Control remoto con cable: Existió, para adelantar o
retroceder videos. No sé a quién chucha se le pudo ocurrir semejante cosa, ni
por qué.
IETEL: Cuando en una tertulia del futuro
alguien recuerde, por ejemplo, que en la playa tenías que caminar a una central
telefónica de IETEL para hacer una llamada (o que allí recibían una llamada
para ti y te avisaban a tu casa para que vayas a responderla) eso sonará tan
raro como sonaba en los ochentas el que hasta la llegada del Ferrocarril el
recorrido del camino de Guayaquil a Quito demoraba 14 días o más a lomo de
mula. Además, escuchar la palabra IETEL y pensar en tallarines califica como
asociación inmediata: detalle de época.
Pasadas telefónicas: Un pasatiempo que el caller-id
se llevó puesto y que consistía en llamar a cualquier hora (preferiblemente de
madrugada) con cualquier excusa estúpida (su orden del chifa, el IESS, la
funeraria) a un sujeto random obtenido de la guía telefónica, o a tu
pato de confianza, con el exclusivo propósito de joder. Llamar a la Policía
Nacional tenía el piquete especial de que ellos decían (con marcado acento
paisano) tener cómo rastrear una llamada en un minuto: putearlos durante 50
segundos y colgar era lo mismo que significaba para Los Duques del Peligro el cruzar a otro condado.

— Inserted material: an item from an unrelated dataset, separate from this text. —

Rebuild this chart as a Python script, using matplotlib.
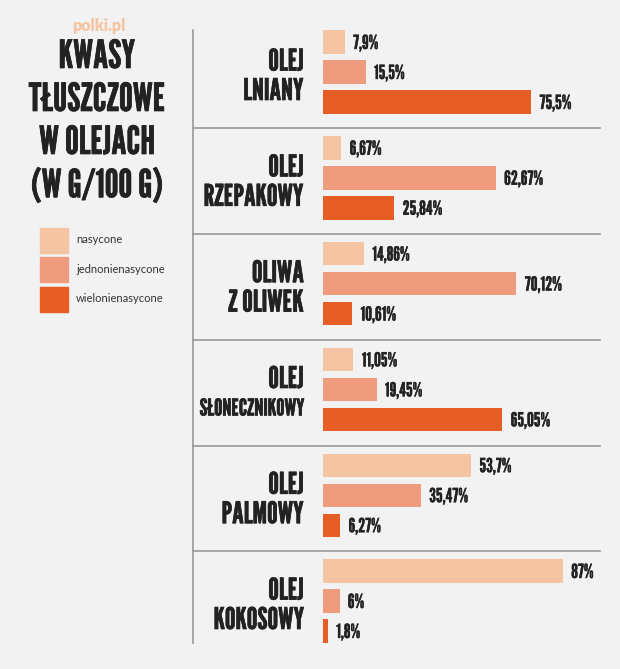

Teléfono de disco: Tenía una enorme vocación para quedar
obsoleto pronto: es, en consecuencia, el objeto más Oswaldo Hurtado de
la época.
TV a ciertas horas: En un futuro de disponibilidad de
contenidos TV a medida y a todo momento, el que uno haya tenido que sentarse a
aguaitar frente a una pantalla como la del fondo de esta
promo de La Descarga hasta que aparezca Mazinger será mirado como un
acto de crueldad. Cruel, como la inmortalidad de Don Alfonso.
P.D.- El Albán Borja, inaugurado (¿es
que podía ser de otra manera?) en los años ochenta (en 1983, para ser
precisos), con sus posibilidades casi infinitas para perderse y no encontrar
nunca la salida, es un preview del futuro. Loado sea.